Wal-Mart Suppliers Do the Slap and Ship


Last year Wal-Mart asked their suppliers to start using RFID tags on pallets and other large containers. Wal-Mart set a date of Jan 1, 2005 to get it working. Now, it looks like Wal-Mart's suppliers won't make the deadline. There are apparently technical hurdles, and the cost of the RFID devices is always an issue, but more daunting are the business case hurdles that many companies can't get over. Rather than going for an expensive integration of RFID technology into their entire operation, about 70% of the suppliers are doing what's called "slap and ship."

Essentially, what these suppliers will be doing on Jan. 1 is sticking an RFID tag on only a certain percentage of cases and pallets in warehouses that are closest to Wal-Mart's Texas distribution centers. Slap and ship involves minimal data integration and leaves the retail supply chain still blind to product movement. And it will apply to only a small percentage of the products shipped to Texas.

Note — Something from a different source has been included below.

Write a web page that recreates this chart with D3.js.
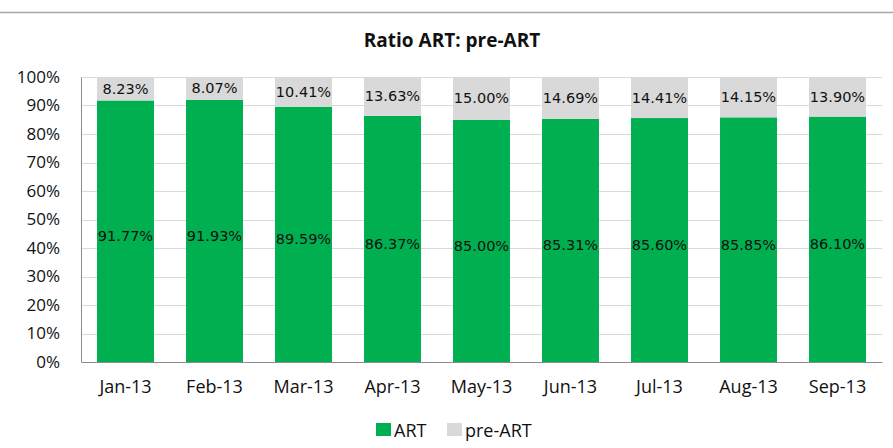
<!DOCTYPE html>
<html>
<head>
<meta charset="utf-8">
<script src="https://cdn.jsdelivr.net/npm/d3@7"></script>
<style>
  html, body { margin: 0; padding: 0; background: #fff; }
  svg { display: block; }
</style>
</head>
<body>
<svg id="chart" width="893" height="448"></svg>
<script>
const categories = ["Jan-13", "Feb-13", "Mar-13", "Apr-13", "May-13", "Jun-13", "Jul-13", "Aug-13", "Sep-13"];
const artValues = [91.77, 91.93, 89.59, 86.37, 85.00, 85.31, 85.60, 85.85, 86.10];
const preArtValues = [8.23, 8.07, 10.41, 13.63, 15.00, 14.69, 14.41, 14.15, 13.90];
const yTicks = [0, 10, 20, 30, 40, 50, 60, 70, 80, 90, 100];
const seriesNames = ["ART", "pre-ART"];
const seriesColors = ["#00b050", "#d9d9d9"];

const svg = d3.select("#chart");
const W = 893, H = 448;
const m = { left: 81, right: 11, top: 77, bottom: 86 };

// top border line
svg.append("line")
  .attr("x1", 0).attr("x2", W).attr("y1", 12.5).attr("y2", 12.5)
  .attr("stroke", "#a6a6a6").attr("stroke-width", 1.3);

svg.append("text")
  .attr("x", 452).attr("y", 47)
  .attr("text-anchor", "middle")
  .attr("font-family", "Open Sans")
  .attr("font-weight", "bold")
  .attr("font-size", 19)
  .attr("fill", "#111")
  .text("Ratio ART: pre-ART");

const x = d3.scaleBand().domain(categories).range([m.left, W - m.right]).paddingInner(0.36).paddingOuter(0.18);
const y = d3.scaleLinear().domain([0, 100]).range([H - m.bottom, m.top]);

// gridlines
svg.append("g").selectAll("line").data(yTicks.filter(d => d > 0)).join("line")
  .attr("x1", m.left).attr("x2", W - m.right)
  .attr("y1", d => Math.round(y(d)) + 0.5).attr("y2", d => Math.round(y(d)) + 0.5)
  .attr("stroke", "#d9d9d9").attr("stroke-width", 1);

const rows = categories.map((c, i) => ({ cat: c, ART: artValues[i], "pre-ART": preArtValues[i] }));
const stacked = d3.stack().keys(seriesNames)(rows);

svg.append("g").selectAll("g").data(stacked).join("g")
  .attr("fill", (d, i) => seriesColors[i])
  .selectAll("rect").data(d => d).join("rect")
  .attr("x", d => x(d.data.cat))
  .attr("width", x.bandwidth())
  .attr("y", d => y(d[1]))
  .attr("height", d => y(d[0]) - y(d[1]));

// data labels
const labelFont = "DejaVu Sans";
svg.append("g").selectAll("text").data(rows).join("text")
  .attr("x", d => x(d.cat) + x.bandwidth() / 2)
  .attr("y", d => y(d.ART / 2) + 5)
  .attr("text-anchor", "middle")
  .attr("dominant-baseline", "central")
  .attr("font-family", labelFont).attr("font-size", 14.5).attr("fill", "#111")
  .text(d => d.ART.toFixed(2) + "%");

svg.append("g").selectAll("text").data(rows).join("text")
  .attr("x", d => x(d.cat) + x.bandwidth() / 2)
  .attr("y", d => y(d.ART + d["pre-ART"] / 2))
  .attr("text-anchor", "middle")
  .attr("dominant-baseline", "central")
  .attr("font-family", labelFont).attr("font-size", 14.5).attr("fill", "#111")
  .text(d => d["pre-ART"].toFixed(2) + "%");

// axes
const yAxis = svg.append("g").attr("transform", `translate(${m.left},0)`)
  .call(d3.axisLeft(y).tickValues(yTicks).tickFormat(d => d + "%").tickSize(0).tickPadding(21));
yAxis.select(".domain").attr("stroke", "#8c8c8c");
yAxis.selectAll("text").attr("font-family", "Open Sans").attr("font-size", 17).attr("fill", "#111");

const xAxis = svg.append("g").attr("transform", `translate(0,${H - m.bottom})`)
  .call(d3.axisBottom(x).tickSize(0).tickPadding(18));
xAxis.select(".domain").attr("stroke", "#8c8c8c");
xAxis.selectAll("text").attr("font-family", "Open Sans").attr("font-size", 18).attr("fill", "#111");

// legend
const legend = svg.append("g");
const legendItems = [
  { name: seriesNames[0], color: seriesColors[0], x: 376 },
  { name: seriesNames[1], color: seriesColors[1], x: 447 }
];
legendItems.forEach(it => {
  legend.append("rect").attr("x", it.x).attr("y", 423).attr("width", 15).attr("height", 13).attr("fill", it.color);
  legend.append("text").attr("x", it.x + 18).attr("y", 430)
    .attr("dominant-baseline", "central")
    .attr("font-family", "Open Sans").attr("font-size", 18).attr("fill", "#111")
    .text(it.name);
});
</script>
</body>
</html>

Not surprisingly, slap and ship is not a method endorsed by Wal-Mart. "It's something we sort of cringe at," says Simon Langford, Wal-Mart's manager of RFID strategy.

Langford won't say as much, but come Jan. 1, Wal-Mart could use some positive publicity about its RFID program. The reputation of the world's biggest retailer has been tarnished of late with allegations of unfair wage practices, hiring illegal immigrants and discriminating against female employees. And now some industry experts are predicting that suppliers' failure to meet the RFID mandate could be more bad press for the retail chain. Wal-Mart's biggest mistake, they say, was imposing a top-down mandate on its suppliers before the technology and business needs matured to where RFID-tagged inventory made good economic sense for suppliers, customers and Wal-Mart

Wal-Mart's suppliers can't afford to make them mad, so they'll do just enough to stay in Wal-Mart's good graces. Some complain that the technology just isn't mature enough yet. Of course, Wal-Mart was hoping that they could hasten the development of RFID by providing a big push. They probably have and this might all still work out. I think too much will likely be made of this missed deadline. Wal-Mart is being bold and that's something companies in their position ought to do once in a while.